Deogracias Gratis et Amore (II)




“[…] vosotros sois los únicos que entregáis sin precio y sin lucha vuestro bien […]. Como si nada valiese la entregáis y hacéis sospechar que nada vale, cuando tan sin pena la ofrecéis […]. Sois de una fecundidad sospechosa y ofrecéis vuestra obra como si os hiciesen una limosna con aceptarla. […] Y por eso ellos os tratan con desdén absoluto; porque la ofrenda que les lleváis no está dignificada por un precio y ellos mismos dudan de que tenga un valor”.

“¡Esquiroles” ¿No os da rubor entregar así vuestra obra sin recompensa, como si fuese una cosa despreciable?”

Rafael Cansinos Assens


Clarín maldecía la vanidad satisfecha de Deogracias. Pero el caso es que los periódicos ofrecen empleos que ni siquiera la vanidad alimentan y que son aceptados, como decía en 1900 Aurelio Ribalta, “a cambio de esperanzas de protección… casi siempre ilusorias”. El periodista gallego denunciaba a los “empresarios empedernidos y ruines” que ahorraban en sus bolsillos los sueldos de los plumillas y se compadecía de los colegas agarrados al clavo ardiente de aquellas “credenciales misérrimas”: “Parece mentira que no hayan sabido encontrar postura más cómoda y salir de su esclavitud los que en una labor tan entusiasta como difícil y lucida, han sabido abolir para todos, menos para ellos, todas las esclavitudes del cuerpo y del alma”.

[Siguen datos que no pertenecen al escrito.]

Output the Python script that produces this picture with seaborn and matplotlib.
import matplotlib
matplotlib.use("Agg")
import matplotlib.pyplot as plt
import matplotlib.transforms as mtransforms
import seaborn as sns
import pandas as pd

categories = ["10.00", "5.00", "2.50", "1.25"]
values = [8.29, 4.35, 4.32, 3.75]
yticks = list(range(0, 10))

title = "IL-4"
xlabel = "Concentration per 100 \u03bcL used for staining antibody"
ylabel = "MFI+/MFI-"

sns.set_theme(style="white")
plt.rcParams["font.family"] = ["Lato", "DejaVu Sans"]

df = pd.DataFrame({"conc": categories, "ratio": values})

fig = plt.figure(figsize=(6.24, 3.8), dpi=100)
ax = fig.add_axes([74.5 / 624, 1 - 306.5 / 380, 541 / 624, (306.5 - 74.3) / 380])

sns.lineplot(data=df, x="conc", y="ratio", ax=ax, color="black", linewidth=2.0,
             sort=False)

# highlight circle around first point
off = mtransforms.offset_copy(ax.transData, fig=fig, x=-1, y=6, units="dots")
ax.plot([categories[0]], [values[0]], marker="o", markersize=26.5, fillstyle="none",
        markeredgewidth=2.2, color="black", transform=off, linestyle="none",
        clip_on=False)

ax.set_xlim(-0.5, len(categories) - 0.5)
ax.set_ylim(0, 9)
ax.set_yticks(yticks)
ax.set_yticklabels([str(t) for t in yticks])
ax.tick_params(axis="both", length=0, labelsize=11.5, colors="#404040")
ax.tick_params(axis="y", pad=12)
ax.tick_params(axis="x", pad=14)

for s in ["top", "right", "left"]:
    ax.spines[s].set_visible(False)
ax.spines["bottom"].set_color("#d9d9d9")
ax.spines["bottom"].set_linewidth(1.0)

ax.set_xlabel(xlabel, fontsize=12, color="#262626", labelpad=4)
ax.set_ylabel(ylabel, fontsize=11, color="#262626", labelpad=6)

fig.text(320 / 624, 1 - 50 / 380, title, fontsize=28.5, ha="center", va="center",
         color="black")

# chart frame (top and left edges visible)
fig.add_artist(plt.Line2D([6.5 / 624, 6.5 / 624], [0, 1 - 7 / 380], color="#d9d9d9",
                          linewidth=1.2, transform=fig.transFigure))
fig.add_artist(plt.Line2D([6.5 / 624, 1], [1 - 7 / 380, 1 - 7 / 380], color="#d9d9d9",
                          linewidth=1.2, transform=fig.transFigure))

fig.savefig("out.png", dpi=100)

Lo mismo venía a decir el poeta metido a periodista de la novela La huelga de los poetas, trasunto de su propio autor, Rafael Cansinos Assens, quien había remado en las galeras de La Correspondencia de España: “Ese pobre periodista que yo soy, realizando una labor útil y anónima, en la que no hay ninguna compensación de vanidad, ese pobre proletario que yo soy en mis horas más tristes, ¿no tendría derecho a proclamar sus reivindicaciones como los demás proletarios?”. A lo largo de la obra, el personaje adquiere la conciencia de que, para sus directores, “el redactor es un intermediario inútil entre su voluntad y los cajistas, algo simplemente comparable con una estilográfica”; que es terrible “el precio insuficiente” de su trabajo; que “a juzgar por su remuneración, es menos que un obrero”, y que “sólo una cifra alta impone respeto a la multitud”. Llegados a este punto, el periodista podría parecer preparado para la lucha sindical. Pero queda por vencer una última resistencia: el “pudor de asemejarnos a los obreros”.

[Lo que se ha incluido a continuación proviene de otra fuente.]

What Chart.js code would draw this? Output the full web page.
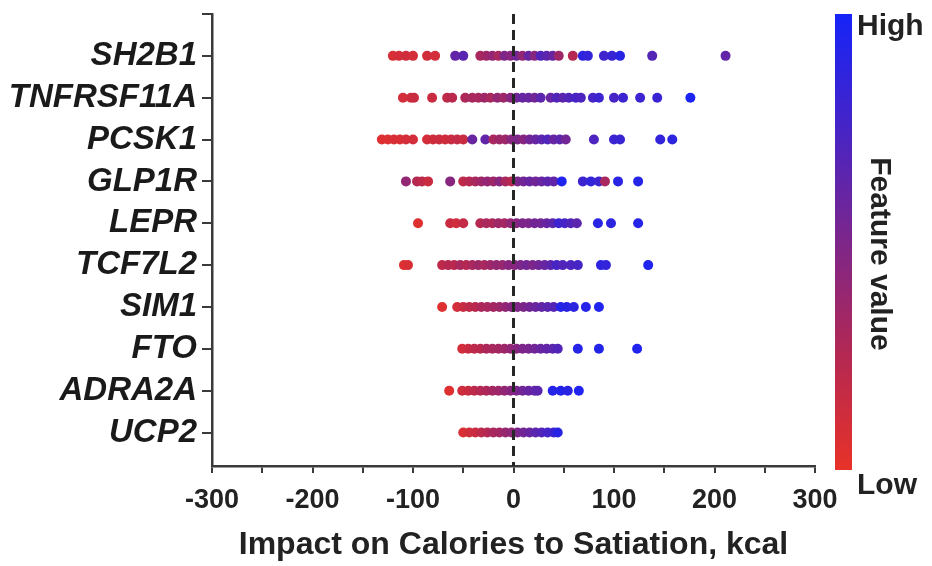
<!DOCTYPE html>
<html>
<head>
<meta charset="utf-8">
<title>Feature impact on calories to satiation</title>
<script src="https://cdn.jsdelivr.net/npm/chart.js"></script>
<style>
  html, body { margin: 0; padding: 0; background: #fff; }
  #wrap { width: 932px; height: 566px; }
</style>
</head>
<body>
<div id="wrap"><canvas id="chart" width="932" height="566"></canvas></div>
<script>
// genes, top to bottom
const genes = ["SH2B1", "TNFRSF11A", "PCSK1", "GLP1R", "LEPR", "TCF7L2", "SIM1", "FTO", "ADRA2A", "UCP2"];

// impact on calories to satiation (kcal), one list per gene
const impacts = [
  [-120,-114,-107,-100,-86,-78,-58,-50,-33,-27,-21,-15,-9,-3,3,9,15,21,27,33,39,45,59,69,74,90,98,106,138,211],
  [-110,-102,-99,-81,-66,-61,-48,-41,-35,-29,-23,-16,-10,-3,3,9,15,21,27,37,43,49,55,62,67,79,85,100,109,126,143,176],
  [-131,-125,-119,-113,-107,-100,-86,-80,-74,-68,-62,-56,-50,-41,-28,-20,-14,-8,-2,4,10,16,22,28,34,40,46,52,80,100,106,146,158],
  [-107,-96,-91,-85,-63,-50,-44,-38,-32,-26,-20,-14,-8,-2,4,10,16,22,28,34,40,48,69,77,85,91,104,124],
  [-95,-63,-57,-50,-33,-27,-21,-15,-9,-3,3,9,15,21,27,33,39,45,51,57,63,84,97,124],
  [-109,-105,-71,-65,-59,-53,-47,-41,-35,-29,-23,-17,-11,-5,1,7,13,19,25,31,37,43,49,57,64,87,92,134],
  [-71,-56,-50,-44,-38,-32,-26,-20,-14,-8,-2,4,10,16,22,28,34,40,47,53,60,72,85],
  [-51,-45,-39,-33,-27,-21,-15,-9,-3,3,9,15,21,27,33,39,44,64,85,123],
  [-64,-51,-45,-39,-33,-27,-21,-15,-9,-3,3,9,15,21,24,39,47,54,65],
  [-50,-44,-38,-32,-26,-20,-14,-8,-2,4,10,16,22,28,34,40,44]
];

// feature value (0 = low, 1 = high), same order as impacts
const features = [
  [0.08,0.1,0.12,0.1,0.12,0.1,0.62,0.66,0.3,0.35,0.4,0.3,0.5,0.45,0.55,0.4,0.6,0.45,0.7,0.65,0.6,0.35,0.25,0.88,0.85,0.78,0.82,0.9,0.68,0.62],
  [0.1,0.12,0.15,0.15,0.2,0.22,0.28,0.3,0.3,0.35,0.3,0.4,0.35,0.45,0.55,0.6,0.6,0.55,0.65,0.6,0.7,0.65,0.7,0.75,0.72,0.75,0.8,0.75,0.8,0.8,0.82,0.97],
  [0.05,0.06,0.08,0.07,0.1,0.1,0.1,0.12,0.14,0.12,0.15,0.18,0.15,0.6,0.62,0.3,0.35,0.35,0.45,0.5,0.45,0.55,0.6,0.65,0.7,0.6,0.65,0.55,0.72,0.8,0.82,0.85,0.88],
  [0.4,0.25,0.2,0.15,0.45,0.2,0.25,0.3,0.35,0.4,0.35,0.45,0.3,0.25,0.5,0.55,0.6,0.55,0.6,0.65,0.62,0.95,0.8,0.85,0.8,0.3,0.9,0.92],
  [0.05,0.15,0.12,0.18,0.25,0.3,0.28,0.35,0.32,0.4,0.45,0.5,0.5,0.55,0.55,0.6,0.65,0.8,0.75,0.7,0.65,0.9,0.88,0.92],
  [0.05,0.08,0.2,0.25,0.22,0.3,0.25,0.3,0.35,0.3,0.35,0.4,0.38,0.45,0.45,0.5,0.55,0.5,0.55,0.6,0.65,0.75,0.7,0.72,0.75,0.88,0.85,0.95],
  [0.05,0.1,0.15,0.2,0.22,0.28,0.3,0.32,0.35,0.4,0.45,0.48,0.5,0.55,0.58,0.62,0.65,0.68,0.92,0.9,0.88,0.92,0.95],
  [0.1,0.15,0.2,0.22,0.28,0.3,0.32,0.35,0.4,0.45,0.5,0.52,0.55,0.6,0.62,0.65,0.7,0.92,0.93,0.95],
  [0.05,0.12,0.15,0.2,0.25,0.28,0.32,0.35,0.4,0.45,0.5,0.55,0.6,0.62,0.65,0.92,0.93,0.9,0.95],
  [0.08,0.12,0.15,0.2,0.25,0.3,0.32,0.38,0.42,0.5,0.55,0.6,0.65,0.7,0.75,0.8,0.9]
];

const xTicks = [-300, -200, -100, 0, 100, 200, 300];

// red (low) -> purple -> blue (high)
const stops = [
  [0, [232, 50, 40]],
  [0.25, [180, 40, 82]],
  [0.5, [125, 38, 138]],
  [0.75, [70, 36, 198]],
  [1, [22, 36, 248]]
];

function featureColor(f) {
  for (let i = 1; i < stops.length; i++) {
    if (f <= stops[i][0]) {
      const [a, ca] = stops[i - 1], [b, cb] = stops[i];
      const t = (f - a) / (b - a);
      const c = ca.map((v, k) => Math.round(v + (cb[k] - v) * t));
      return `rgb(${c[0]},${c[1]},${c[2]})`;
    }
  }
  return 'rgb(22,36,248)';
}

const datasets = genes.map((g, i) => ({
  type: 'scatter',
  label: g,
  order: 1,
  data: impacts[i].map(v => ({ x: v, y: i })),
  pointRadius: 5,
  pointBorderWidth: 0,
  pointBackgroundColor: features[i].map(featureColor)
}));

// dashed zero line
datasets.push({
  type: 'line',
  label: 'zero',
  order: 0,
  data: [{ x: 0, y: -1 }, { x: 0, y: 9.8 }],
  borderColor: '#262626',
  borderWidth: 3,
  borderDash: [10, 6],
  pointRadius: 0
});

// colour bar + labels on the right
const colorBar = {
  id: 'colorBar',
  afterDraw(chart) {
    const { ctx, chartArea } = chart;
    const x = chartArea.right + 20, w = 17;
    const top = chartArea.top, bottom = chartArea.bottom + 4;
    const grad = ctx.createLinearGradient(0, bottom, 0, top);
    stops.forEach(([p]) => grad.addColorStop(p, featureColor(p)));
    ctx.save();
    ctx.fillStyle = grad;
    ctx.fillRect(x, top, w, bottom - top);

    ctx.fillStyle = '#222';
    ctx.font = 'bold 30px "Liberation Sans", Arial, sans-serif';
    ctx.textAlign = 'left';
    ctx.textBaseline = 'middle';
    ctx.fillText('High', x + w + 5, top + 13);
    ctx.fillText('Low', x + w + 5, bottom + 16);

    ctx.translate(x + w + 27, (top + bottom) / 2 + 12);
    ctx.rotate(Math.PI / 2);
    ctx.textAlign = 'center';
    ctx.font = 'bold 30px "Liberation Sans", Arial, sans-serif';
    ctx.fillText('Feature value', 0, 0);
    ctx.restore();
  }
};

const axisColor = '#3a3a3a';

new Chart(document.getElementById('chart'), {
  data: { datasets },
  plugins: [colorBar],
  options: {
    responsive: false,
    animation: false,
    layout: { padding: { left: 0, right: 117, top: 14, bottom: 0 } },
    plugins: { legend: { display: false }, tooltip: { enabled: false } },
    scales: {
      x: {
        type: 'linear',
        min: -300,
        max: 300,
        ticks: {
          stepSize: 50,
          color: '#222',
          padding: 11,
          maxRotation: 0,
          autoSkip: false,
          font: { family: '"Liberation Sans", Arial, sans-serif', size: 27, weight: 'bold' },
          callback: v => xTicks.includes(v) ? String(v) : ''
        },
        grid: { drawOnChartArea: false, drawTicks: true, tickLength: 7, color: axisColor, lineWidth: 2 },
        border: { color: axisColor, width: 2.5 },
        title: {
          display: true,
          text: 'Impact on Calories to Satiation, kcal',
          color: '#222',
          padding: { top: 0, bottom: 2 },
          font: { family: '"Liberation Sans", Arial, sans-serif', size: 32, weight: 'bold' }
        },
        afterFit: s => { s.height = 100; }
      },
      y: {
        type: 'linear',
        min: -1,
        max: 9.8,
        reverse: true,
        afterBuildTicks: s => { s.ticks = [-1, 0, 1, 2, 3, 4, 5, 6, 7, 8, 9].map(v => ({ value: v })); },
        ticks: {
          color: '#1a1a1a',
          padding: 5,
          font: { family: '"Liberation Sans", Arial, sans-serif', size: 33, weight: 'bold', style: 'italic' },
          callback: v => genes[v] || ''
        },
        grid: { drawOnChartArea: false, drawTicks: true, tickLength: 10, color: axisColor, lineWidth: 2 },
        border: { color: axisColor, width: 2.5 },
        afterFit: s => { s.width = 212; s.paddingTop = 0; s.paddingBottom = 0; }
      }
    }
  }
});
</script>
</body>
</html>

La novela está inspirada en la huelga periodística de 1919, en la que la profesión arañó ciertas conquistas, precarias y circunstanciales. Según Cansinos Assens, el éxito formal ocultaba una derrota. El episodio habría evidenciado la escasa convicción proletaria de los proletarios de levita, completamente reacios a rebajarse la categoría que se arrogaban, a ser confundidos con los obreros de blusón tiznado de las imprentas o los jornaleros de las fábricas y la Casa del Pueblo. Por otra parte, ese talante aristocrático resultó muy permeable a la idea que las empresas utilizaron para dividir a los huelguistas: de la misma forma que había periódicos de primera, de segunda y de tercera, también había redactores de las tres categorías y la fraternidad entre ellos era aberrante. Para Cansinos Assens el fracaso real de aquella huelga, que no logró imprimir una conciencia gremial solidaria, dictaba un designio:

“-¿Quién sabe  si algún día los obreros de la inteligencia, renunciando a un semejanza falaz con los artistas, recabarán los fueros de los artesanos?
-Nunca renunciarán a esa semejanza que les halaga y adorna. Nunca sus soberbias mujeres querrán equipararse con las obreras desgreñadas. Ellos no sienten la necesidad como tú; saben medrar al amparo de esa semejanza. […]
-¡Es verdad!”.

Por si no nos gustaba el diagnóstico que hacía Clarín de la enfermedad de Deogracias –la vanidad–, Cansinos Assens ofrece una segunda opinión: aristocratitis. Podemos elegir.